» **What to work on**
Copy out every line containing the word "chart".

» **Material provided**

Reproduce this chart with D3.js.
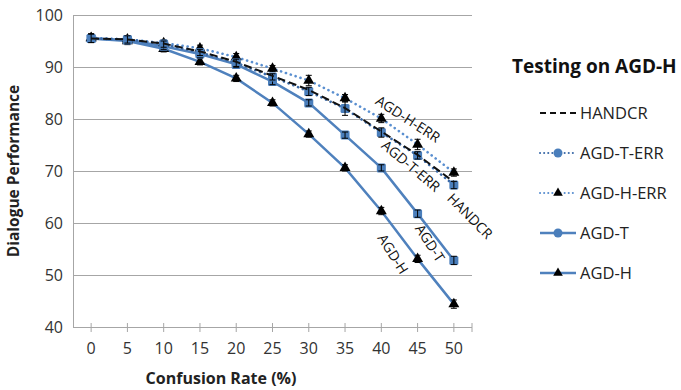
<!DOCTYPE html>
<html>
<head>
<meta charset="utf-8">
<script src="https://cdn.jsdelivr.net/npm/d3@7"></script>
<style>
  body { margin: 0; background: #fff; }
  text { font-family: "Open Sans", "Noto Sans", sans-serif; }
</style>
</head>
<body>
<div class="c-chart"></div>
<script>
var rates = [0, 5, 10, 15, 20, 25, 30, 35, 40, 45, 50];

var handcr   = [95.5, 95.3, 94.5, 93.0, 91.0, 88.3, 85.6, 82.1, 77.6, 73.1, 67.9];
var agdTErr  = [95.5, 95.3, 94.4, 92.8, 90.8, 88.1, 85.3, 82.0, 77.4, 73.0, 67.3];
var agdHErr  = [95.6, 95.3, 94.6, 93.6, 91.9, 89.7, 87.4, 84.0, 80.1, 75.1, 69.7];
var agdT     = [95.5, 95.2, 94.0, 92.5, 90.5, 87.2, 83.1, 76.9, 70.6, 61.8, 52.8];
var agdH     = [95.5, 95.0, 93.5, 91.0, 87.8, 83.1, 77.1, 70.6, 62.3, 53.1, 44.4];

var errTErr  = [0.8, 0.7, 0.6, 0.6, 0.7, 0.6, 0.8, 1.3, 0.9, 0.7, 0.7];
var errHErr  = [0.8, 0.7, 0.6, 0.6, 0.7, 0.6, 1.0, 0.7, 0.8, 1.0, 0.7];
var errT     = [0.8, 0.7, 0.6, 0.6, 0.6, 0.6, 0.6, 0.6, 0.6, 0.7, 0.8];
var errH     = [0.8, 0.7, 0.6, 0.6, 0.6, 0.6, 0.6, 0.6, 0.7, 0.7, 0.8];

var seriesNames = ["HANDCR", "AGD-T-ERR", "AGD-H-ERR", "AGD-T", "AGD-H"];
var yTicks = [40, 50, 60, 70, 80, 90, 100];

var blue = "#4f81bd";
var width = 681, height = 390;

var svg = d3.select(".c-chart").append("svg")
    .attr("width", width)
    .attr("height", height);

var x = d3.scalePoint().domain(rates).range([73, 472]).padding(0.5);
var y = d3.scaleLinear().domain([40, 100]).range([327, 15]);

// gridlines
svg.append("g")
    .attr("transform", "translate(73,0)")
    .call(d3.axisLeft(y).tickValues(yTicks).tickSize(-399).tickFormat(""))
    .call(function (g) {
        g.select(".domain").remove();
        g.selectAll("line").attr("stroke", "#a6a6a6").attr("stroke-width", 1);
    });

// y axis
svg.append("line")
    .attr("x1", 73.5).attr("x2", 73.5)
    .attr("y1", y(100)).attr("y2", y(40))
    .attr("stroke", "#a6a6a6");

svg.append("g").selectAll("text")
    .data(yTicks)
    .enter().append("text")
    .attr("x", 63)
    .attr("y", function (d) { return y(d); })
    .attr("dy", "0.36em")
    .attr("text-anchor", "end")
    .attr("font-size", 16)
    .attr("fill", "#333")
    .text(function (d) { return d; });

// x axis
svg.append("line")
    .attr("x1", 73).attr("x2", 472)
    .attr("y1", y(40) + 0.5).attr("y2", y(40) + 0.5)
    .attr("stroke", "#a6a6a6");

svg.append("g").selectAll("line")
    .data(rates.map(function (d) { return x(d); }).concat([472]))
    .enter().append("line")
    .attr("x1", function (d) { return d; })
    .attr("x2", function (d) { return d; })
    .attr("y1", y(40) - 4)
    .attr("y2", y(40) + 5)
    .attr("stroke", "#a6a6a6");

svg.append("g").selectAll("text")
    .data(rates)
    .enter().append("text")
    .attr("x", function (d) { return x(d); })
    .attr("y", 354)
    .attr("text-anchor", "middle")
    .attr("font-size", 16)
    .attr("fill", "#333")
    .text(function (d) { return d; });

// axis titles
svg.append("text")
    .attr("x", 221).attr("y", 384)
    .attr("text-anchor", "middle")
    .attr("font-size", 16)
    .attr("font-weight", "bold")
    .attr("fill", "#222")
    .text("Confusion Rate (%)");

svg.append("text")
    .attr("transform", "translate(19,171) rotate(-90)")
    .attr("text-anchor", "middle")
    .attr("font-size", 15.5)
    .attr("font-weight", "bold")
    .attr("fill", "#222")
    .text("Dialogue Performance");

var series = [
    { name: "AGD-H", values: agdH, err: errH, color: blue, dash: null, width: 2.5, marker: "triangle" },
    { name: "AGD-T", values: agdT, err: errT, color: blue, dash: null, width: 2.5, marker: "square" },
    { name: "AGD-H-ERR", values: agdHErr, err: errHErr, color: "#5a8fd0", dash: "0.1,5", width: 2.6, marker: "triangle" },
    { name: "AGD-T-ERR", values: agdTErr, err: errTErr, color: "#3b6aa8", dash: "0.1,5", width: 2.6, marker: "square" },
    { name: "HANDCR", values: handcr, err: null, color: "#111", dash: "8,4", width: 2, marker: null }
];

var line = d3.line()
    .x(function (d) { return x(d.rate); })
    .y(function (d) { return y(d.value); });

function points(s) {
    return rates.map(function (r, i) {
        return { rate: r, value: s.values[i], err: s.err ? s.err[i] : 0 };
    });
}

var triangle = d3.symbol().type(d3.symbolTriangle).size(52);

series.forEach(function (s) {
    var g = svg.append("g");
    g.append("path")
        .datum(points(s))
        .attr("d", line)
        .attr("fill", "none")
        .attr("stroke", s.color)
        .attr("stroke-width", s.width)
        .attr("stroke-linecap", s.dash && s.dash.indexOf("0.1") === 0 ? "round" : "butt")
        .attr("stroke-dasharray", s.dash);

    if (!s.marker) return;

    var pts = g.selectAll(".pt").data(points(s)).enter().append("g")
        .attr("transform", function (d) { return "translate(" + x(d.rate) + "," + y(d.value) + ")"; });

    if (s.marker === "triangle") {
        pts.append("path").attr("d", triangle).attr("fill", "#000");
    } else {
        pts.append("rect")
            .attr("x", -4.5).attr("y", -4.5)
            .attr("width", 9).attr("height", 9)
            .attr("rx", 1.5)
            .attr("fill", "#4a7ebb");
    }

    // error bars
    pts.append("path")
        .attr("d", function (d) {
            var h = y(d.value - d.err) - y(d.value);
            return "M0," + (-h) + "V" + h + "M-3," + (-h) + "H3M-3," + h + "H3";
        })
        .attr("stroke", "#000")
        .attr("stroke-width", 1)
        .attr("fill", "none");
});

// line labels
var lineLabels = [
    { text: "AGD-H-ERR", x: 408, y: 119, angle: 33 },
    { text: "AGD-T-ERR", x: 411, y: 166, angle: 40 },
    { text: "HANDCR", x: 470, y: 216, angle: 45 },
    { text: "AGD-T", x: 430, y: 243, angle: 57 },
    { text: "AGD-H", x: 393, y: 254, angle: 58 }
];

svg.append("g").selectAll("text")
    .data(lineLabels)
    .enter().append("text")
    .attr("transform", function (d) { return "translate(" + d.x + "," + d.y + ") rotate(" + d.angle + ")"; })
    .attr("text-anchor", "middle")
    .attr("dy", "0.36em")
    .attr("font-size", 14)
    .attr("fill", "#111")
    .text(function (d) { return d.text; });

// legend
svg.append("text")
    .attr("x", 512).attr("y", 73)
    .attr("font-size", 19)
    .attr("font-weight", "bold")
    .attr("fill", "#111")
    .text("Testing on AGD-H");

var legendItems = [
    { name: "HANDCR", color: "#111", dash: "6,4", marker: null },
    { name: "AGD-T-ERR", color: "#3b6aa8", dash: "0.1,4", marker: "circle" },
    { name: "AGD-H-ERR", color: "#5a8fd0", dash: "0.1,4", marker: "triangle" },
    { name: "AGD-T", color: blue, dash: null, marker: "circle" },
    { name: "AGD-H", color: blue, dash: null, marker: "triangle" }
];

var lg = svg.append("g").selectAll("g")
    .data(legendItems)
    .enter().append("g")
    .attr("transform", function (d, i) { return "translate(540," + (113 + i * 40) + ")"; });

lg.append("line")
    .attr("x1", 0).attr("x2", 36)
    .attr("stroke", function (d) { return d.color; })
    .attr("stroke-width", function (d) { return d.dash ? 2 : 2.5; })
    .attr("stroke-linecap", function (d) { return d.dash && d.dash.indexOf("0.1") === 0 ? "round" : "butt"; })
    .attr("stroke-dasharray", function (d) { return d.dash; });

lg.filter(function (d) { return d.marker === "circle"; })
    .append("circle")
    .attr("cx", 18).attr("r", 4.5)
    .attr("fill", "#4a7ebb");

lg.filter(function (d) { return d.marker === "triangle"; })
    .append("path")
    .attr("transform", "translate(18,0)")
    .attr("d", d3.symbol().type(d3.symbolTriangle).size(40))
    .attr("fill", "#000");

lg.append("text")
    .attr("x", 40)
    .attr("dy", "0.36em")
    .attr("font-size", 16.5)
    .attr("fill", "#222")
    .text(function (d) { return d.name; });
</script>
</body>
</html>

» **Result for this exercise**
Reproduce this chart with D3.js.
<div class="c-chart"></div>
var svg = d3.select(".c-chart").append("svg")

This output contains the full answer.